▶ **REQUIREMENTS**
Search the material for the string "React" and copy each line where it occurs.

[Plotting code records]
--
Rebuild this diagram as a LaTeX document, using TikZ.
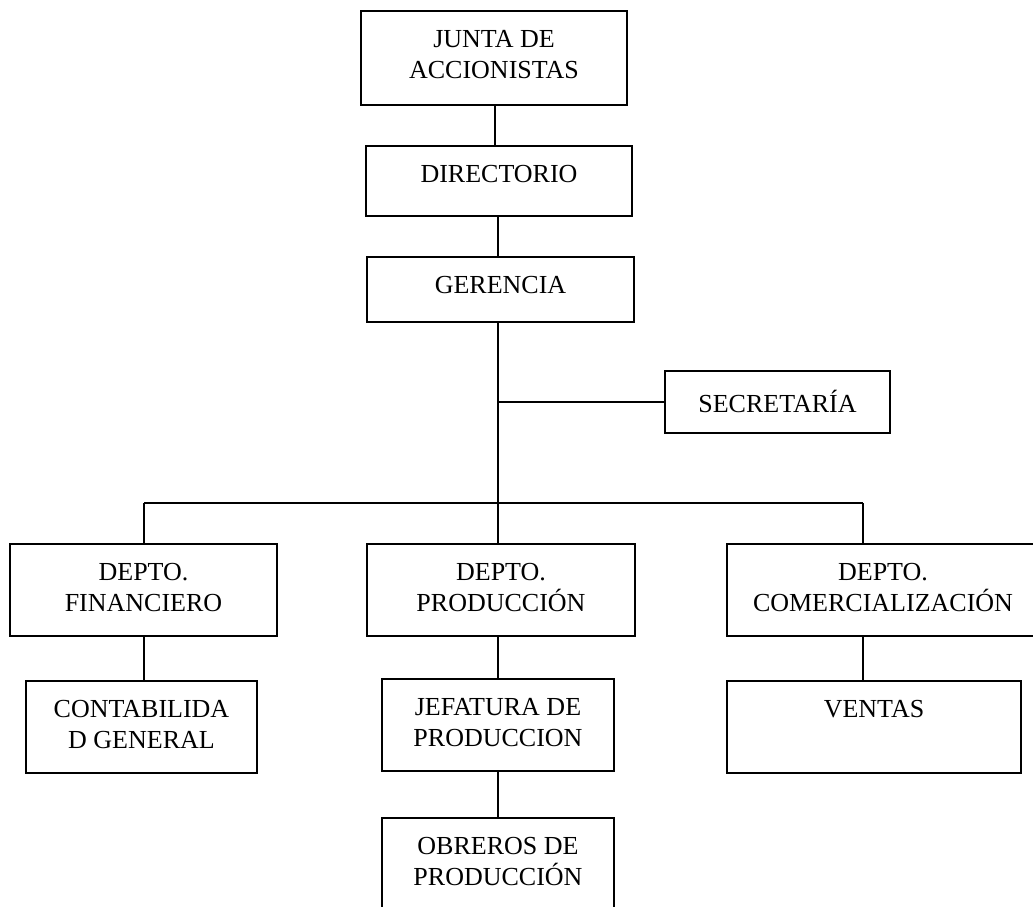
\documentclass[tikz,border=0pt]{standalone}
\usepackage{fontspec}
\setmainfont{Liberation Serif}
\begin{document}
\begin{tikzpicture}[x=1pt,y=-1pt,
  box/.style={draw,line width=2pt,outer sep=0pt,inner sep=0pt,minimum width=#1},
  lbl/.style={inner sep=0pt,align=center,font=\fontsize{26}{30.7}\selectfont},
  conn/.style={line width=2pt}]
\useasboundingbox (0,0) rectangle (1033,907);
\clip (0,0) rectangle (1033,907);
\newcommand{\orgbox}[6]{%
  \node[box={(#4)-(#2)},minimum height={(#5)-(#3)},anchor=north west,
        label={[lbl,label distance=0pt,anchor=north,yshift=-19pt]north:#6}] (#1) at (#2,#3) {};}
\orgbox{junta}{361}{11}{627}{105}{JUNTA DE\\ACCIONISTAS}
\draw[line width=2.8pt] (junta.north west) rectangle (junta.south east);
\orgbox{dir}{366}{146}{632}{216}{DIRECTORIO}
\orgbox{ger}{367}{257}{634}{322}{GERENCIA}
\orgbox{sec}{665}{371}{890}{433}{SECRETARÍA}
\orgbox{fin}{10}{544}{277}{636}{DEPTO.\\FINANCIERO}
\orgbox{prod}{367}{544}{635}{636}{DEPTO.\\PRODUCCIÓN}
\orgbox{com}{727}{544}{1039}{636}{DEPTO.\\COMERCIALIZACIÓN}
\orgbox{cont}{26}{681}{257}{773}{CONTABILIDA\\D GENERAL}
\orgbox{jef}{382}{679}{614}{771}{JEFATURA DE\\PRODUCCION}
\orgbox{ven}{727}{681}{1021}{773}{VENTAS}
\orgbox{obr}{382}{818}{614}{910}{OBREROS DE\\PRODUCCIÓN}
\coordinate (ta) at (495,0);
\coordinate (tb) at (498,0);
\coordinate (lb) at (144,503);
\coordinate (rb) at (863,503);
\coordinate (mb) at (498,503);
\draw[conn] (ta |- junta.south) -- (ta |- dir.north);
\draw[conn] (tb |- dir.south) -- (tb |- ger.north);
\draw[conn] (tb |- ger.south) -- (tb |- prod.north);
\draw[conn] (sec.west) -- (sec.west -| tb);
\draw[conn] (lb) -- (rb);
\draw[conn] (lb) -- (lb |- fin.north);
\draw[conn] (rb) -- (rb |- com.north);
\draw[conn] (lb |- fin.south) -- (lb |- cont.north);
\draw[conn] (tb |- prod.south) -- (tb |- jef.north);
\draw[conn] (rb |- com.south) -- (rb |- ven.north);
\draw[conn] (tb |- jef.south) -- (tb |- obr.north);
\end{tikzpicture}
\end{document}
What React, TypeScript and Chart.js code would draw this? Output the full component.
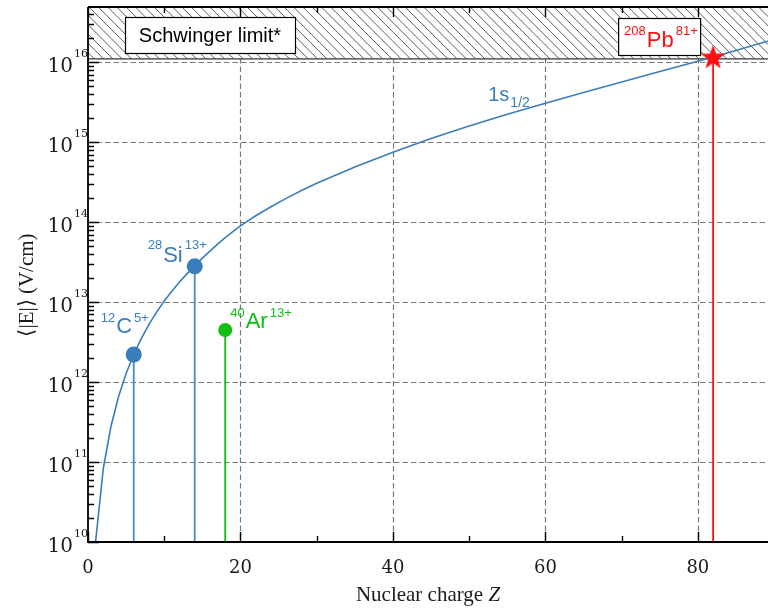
import React, { useEffect, useRef } from 'react';
import { Chart, registerables } from 'chart.js';

Chart.register(...registerables);

// Mean field strength of the 1s1/2 state versus nuclear charge Z
const nuclearCharge = [
  1, 2, 3, 4, 5, 6, 7, 8, 9, 10, 11, 12, 13, 14, 15, 16, 17, 18, 19, 20,
  22, 24, 26, 28, 30, 35, 40, 45, 50, 55, 60, 65, 70, 75, 80, 82, 85, 90,
];
const meanField1s = [
  1.02e10, 8.2e10, 2.76e11, 6.54e11, 1.28e12, 2.21e12, 3.52e12, 5.26e12, 7.5e12, 1.03e13,
  1.37e13, 1.78e13, 2.27e13, 2.83e13, 3.55e13, 4.35e13, 5.3e13, 6.4e13, 7.6e13, 9.0e13,
  1.2e14, 1.556e14, 1.98e14, 2.48e14, 3.06e14, 4.9e14, 7.47e14, 1.11e15, 1.59e15, 2.23e15,
  3.07e15, 4.18e15, 5.66e15, 7.63e15, 1.03e16, 1.16e16, 1.4e16, 1.94e16,
];

// Ions marked on the plot
const ionSymbol = ['C', 'Si', 'Ar', 'Pb'];
const ionMassNumber = ['12', '28', '40', '208'];
const ionChargeState = ['5+', '13+', '13+', '81+'];
const ionZ = [6, 14, 18, 82];
const ionField = [2.21e12, 2.8e13, 4.47e12, 1.15e16];

// Critical (Schwinger) field, V/cm
const schwingerLimit = 1.1e16;

// Axis ranges and ticks
const zRange = [0, 89.2];
const fieldRange = [1e10, 4.9e16];
const zMajorTicks = [0, 20, 40, 60, 80];
const zMinorTicks = [10, 30, 50, 70];
const fieldDecades = [10, 11, 12, 13, 14, 15, 16];

const BLUE = '#3a7dbb';
const STEM_BLUE = '#4a8ac6';
const GREEN = '#10c010';
const RED = '#ff1010';
const INK = '#1a1a1a';

function makeStar(): HTMLCanvasElement {
  const c = document.createElement('canvas');
  c.width = 28;
  c.height = 28;
  const g = c.getContext('2d')!;
  g.translate(14, 14.5);
  g.beginPath();
  for (let i = 0; i < 10; i++) {
    const r = i % 2 === 0 ? 13 : 5.2;
    const a = -Math.PI / 2 + (i * Math.PI) / 5;
    g.lineTo(r * Math.cos(a), r * Math.sin(a));
  }
  g.closePath();
  g.fillStyle = RED;
  g.fill();
  return c;
}

function drawIsotope(
  ctx: CanvasRenderingContext2D,
  left: number,
  baseline: number,
  rise: number,
  mass: string,
  sym: string,
  charge: string,
  color: string,
  mainPx: number,
  supPx: number,
) {
  ctx.fillStyle = color;
  ctx.textAlign = 'left';
  ctx.textBaseline = 'alphabetic';
  ctx.font = `${supPx}px "Liberation Sans"`;
  ctx.fillText(mass, left, baseline - rise);
  let x = left + ctx.measureText(mass).width + 1;
  ctx.font = `${mainPx}px "Liberation Sans"`;
  ctx.fillText(sym, x, baseline);
  x += ctx.measureText(sym).width + 2;
  ctx.font = `${supPx}px "Liberation Sans"`;
  ctx.fillText(charge, x, baseline - rise);
}

const backdrop = {
  id: 'backdrop',
  beforeDatasetsDraw(chart: any) {
    const { ctx, chartArea: a } = chart;
    const x = chart.scales.x;
    const y = chart.scales.y;
    ctx.save();
    // dashed grid
    ctx.strokeStyle = '#7a7a7a';
    ctx.lineWidth = 1.2;
    ctx.setLineDash([5.5, 3]);
    ctx.beginPath();
    for (const z of zMajorTicks) {
      if (z === zRange[0]) continue;
      const px = Math.round(x.getPixelForValue(z)) + 0.5;
      ctx.moveTo(px, a.top);
      ctx.lineTo(px, a.bottom);
    }
    for (const e of fieldDecades) {
      if (Math.pow(10, e) <= fieldRange[0]) continue;
      const py = Math.round(y.getPixelForValue(Math.pow(10, e))) + 0.5;
      ctx.moveTo(a.left, py);
      ctx.lineTo(a.right, py);
    }
    ctx.stroke();
    ctx.setLineDash([]);

    // hatched region above the critical field
    const yl = y.getPixelForValue(schwingerLimit);
    ctx.save();
    ctx.beginPath();
    ctx.rect(a.left, a.top, a.right - a.left, yl - a.top);
    ctx.fillStyle = '#ffffff';
    ctx.fill();
    ctx.clip();
    ctx.strokeStyle = '#4a4a4a';
    ctx.lineWidth = 0.9;
    const h = yl - a.top;
    ctx.beginPath();
    for (let sx = a.left - h - 3; sx < a.right + 2; sx += 9.3) {
      ctx.moveTo(sx, a.top);
      ctx.lineTo(sx + h, yl);
    }
    ctx.stroke();
    ctx.restore();
    ctx.strokeStyle = '#333333';
    ctx.lineWidth = 1.3;
    ctx.beginPath();
    ctx.moveTo(a.left, yl);
    ctx.lineTo(a.right, yl);
    ctx.stroke();
    ctx.restore();
  },
};

const overlay = {
  id: 'overlay',
  afterDatasetsDraw(chart: any) {
    const { ctx, chartArea: a } = chart;
    const x = chart.scales.x;
    const y = chart.scales.y;
    ctx.save();

    // frame
    ctx.strokeStyle = '#000';
    ctx.lineWidth = 1.8;
    ctx.beginPath();
    ctx.moveTo(a.left, a.top);
    ctx.lineTo(a.right, a.top);
    ctx.moveTo(a.left, a.top);
    ctx.lineTo(a.left, a.bottom);
    ctx.lineTo(a.right, a.bottom);
    ctx.stroke();

    // ticks
    ctx.lineWidth = 1.4;
    ctx.beginPath();
    const zTick = (z: number, len: number) => {
      const px = Math.round(x.getPixelForValue(z)) + 0.5;
      ctx.moveTo(px, a.bottom);
      ctx.lineTo(px, a.bottom - len);
      ctx.moveTo(px, a.top);
      ctx.lineTo(px, a.top + len);
    };
    zMajorTicks.forEach((z) => zTick(z, 10));
    zMinorTicks.forEach((z) => zTick(z, 6));
    for (const e of fieldDecades) {
      for (let m = 1; m <= 9; m++) {
        const v = m * Math.pow(10, e);
        if (v < fieldRange[0] || v > fieldRange[1]) continue;
        const py = Math.round(y.getPixelForValue(v)) + 0.5;
        ctx.moveTo(a.left, py);
        ctx.lineTo(a.left + (m === 1 ? 11 : 6), py);
      }
    }
    ctx.stroke();

    // tick labels
    ctx.fillStyle = INK;
    ctx.textBaseline = 'alphabetic';
    ctx.font = '18px "DejaVu Serif"';
    ctx.textAlign = 'center';
    for (const z of zMajorTicks) {
      ctx.fillText(String(z), x.getPixelForValue(z), a.bottom + 31);
    }
    for (const e of fieldDecades) {
      const py = y.getPixelForValue(Math.pow(10, e));
      ctx.font = '20px "DejaVu Serif"';
      ctx.textAlign = 'right';
      ctx.fillText('10', 73, py + 10);
      ctx.font = '11px "DejaVu Serif"';
      ctx.textAlign = 'left';
      ctx.fillText(String(e), 74, py - 5);
    }

    // axis titles
    ctx.font = '21px "Liberation Serif"';
    const t1 = 'Nuclear charge ';
    const w1 = ctx.measureText(t1).width;
    ctx.font = 'italic 21px "Liberation Serif"';
    const w2 = ctx.measureText('Z').width;
    const startX = (a.left + a.right) / 2 - (w1 + w2) / 2;
    ctx.textAlign = 'left';
    ctx.font = '21px "Liberation Serif"';
    ctx.fillText(t1, startX, 601);
    ctx.font = 'italic 21px "Liberation Serif"';
    ctx.fillText('Z', startX + w1, 601);

    ctx.save();
    ctx.translate(27, 285);
    ctx.rotate(-Math.PI / 2);
    ctx.font = '21px "Liberation Serif"';
    ctx.textAlign = 'center';
    ctx.textBaseline = 'middle';
    ctx.fillText('\u27E8|E|\u27E9 (V/cm)', 0, 0);
    ctx.restore();

    // Schwinger limit box
    const bx = a.left + 37;
    const by = a.top + 10;
    ctx.fillStyle = '#fff';
    ctx.fillRect(bx, by, 170, 36);
    ctx.strokeStyle = '#000';
    ctx.lineWidth = 1.2;
    ctx.strokeRect(bx + 0.5, by + 0.5, 170, 36);
    ctx.fillStyle = '#000';
    ctx.font = '20px "Liberation Sans"';
    ctx.textAlign = 'center';
    ctx.textBaseline = 'middle';
    ctx.fillText('Schwinger limit*', bx + 85, by + 19);

    // ion labels, placed relative to each marker
    const px = (i: number) => x.getPixelForValue(ionZ[i]);
    const py = (i: number) => y.getPixelForValue(ionField[i]);

    // lead box
    const pbx = px(3) - 95;
    const pby = a.top + 11;
    ctx.fillStyle = '#fff';
    ctx.fillRect(pbx, pby, 82, 37);
    ctx.strokeRect(pbx + 0.5, pby + 0.5, 82, 37);

    drawIsotope(ctx, px(0) - 33, py(0) - 22, 11, ionMassNumber[0], ionSymbol[0], ionChargeState[0], BLUE, 22, 13);
    drawIsotope(ctx, px(1) - 47, py(1) - 4, 13, ionMassNumber[1], ionSymbol[1], ionChargeState[1], BLUE, 22, 13);
    drawIsotope(ctx, px(2) + 5, py(2) - 2, 11, ionMassNumber[2], ionSymbol[2], ionChargeState[2], GREEN, 22, 13);
    drawIsotope(ctx, pbx + 6, pby + 29, 12, ionMassNumber[3], ionSymbol[3], ionChargeState[3], RED, 22, 13);

    // state label on the curve
    const lx = x.getPixelForValue(52.5);
    const ly = y.getPixelForValue(3.3e15);
    ctx.fillStyle = BLUE;
    ctx.textAlign = 'left';
    ctx.textBaseline = 'alphabetic';
    ctx.font = '20px "Liberation Sans"';
    ctx.fillText('1s', lx, ly);
    const w = ctx.measureText('1s').width;
    ctx.font = '14px "Liberation Sans"';
    ctx.fillText('1/2', lx + w + 1, ly + 6);

    ctx.restore();
  },
};

export default function App() {
  const ref = useRef<HTMLCanvasElement>(null);

  useEffect(() => {
    const canvas = ref.current;
    if (!canvas) return;
    const star = makeStar();
    const stem = (i: number, color: string) => ({
      data: [
        { x: ionZ[i], y: ionField[i] },
        { x: ionZ[i], y: fieldRange[0] },
      ],
      showLine: true,
      borderColor: color,
      borderWidth: 1.8,
      pointRadius: 0,
      order: 3,
    });

    const chart = new Chart(canvas, {
      type: 'scatter',
      data: {
        datasets: [
          {
            data: nuclearCharge.map((z, i) => ({ x: z, y: meanField1s[i] })),
            showLine: true,
            borderColor: BLUE,
            borderWidth: 1.6,
            pointRadius: 0,
            tension: 0,
            order: 4,
          },
          stem(0, STEM_BLUE),
          stem(1, STEM_BLUE),
          stem(2, GREEN),
          stem(3, RED),
          {
            data: [0, 1].map((i) => ({ x: ionZ[i], y: ionField[i] })),
            backgroundColor: BLUE,
            borderWidth: 0,
            pointRadius: 8,
            order: 1,
          },
          {
            data: [{ x: ionZ[2], y: ionField[2] }],
            backgroundColor: GREEN,
            borderWidth: 0,
            pointRadius: 7,
            order: 1,
          },
          {
            data: [{ x: ionZ[3], y: ionField[3] }],
            pointStyle: star as any,
            pointRadius: 12,
            order: 0,
          },
        ] as any,
      },
      options: {
        animation: false,
        responsive: false,
        devicePixelRatio: 1,
        layout: { autoPadding: false, padding: { left: 88, right: 0, top: 7, bottom: 68 } },
        plugins: { legend: { display: false }, tooltip: { enabled: false } },
        scales: {
          x: { type: 'linear', min: zRange[0], max: zRange[1], display: false },
          y: { type: 'logarithmic', min: fieldRange[0], max: fieldRange[1], display: false },
        },
      },
      plugins: [backdrop, overlay],
    });
    return () => chart.destroy();
  }, []);

  return (
    <div style={{ position: 'absolute', left: 0, top: 0 }}>
      <canvas ref={ref} width={768} height={610} style={{ display: 'block' }} />
    </div>
  );
}
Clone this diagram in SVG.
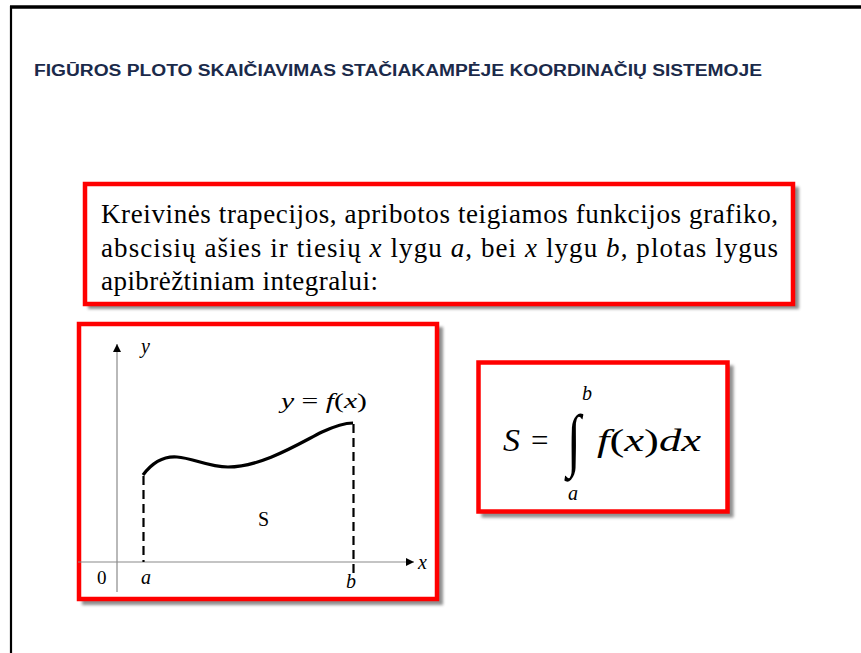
--
▶ **EXERCISE OUTPUT**
What React, TypeScript and Chart.js code would draw this? Output the full component.
import React, { useEffect, useRef } from 'react';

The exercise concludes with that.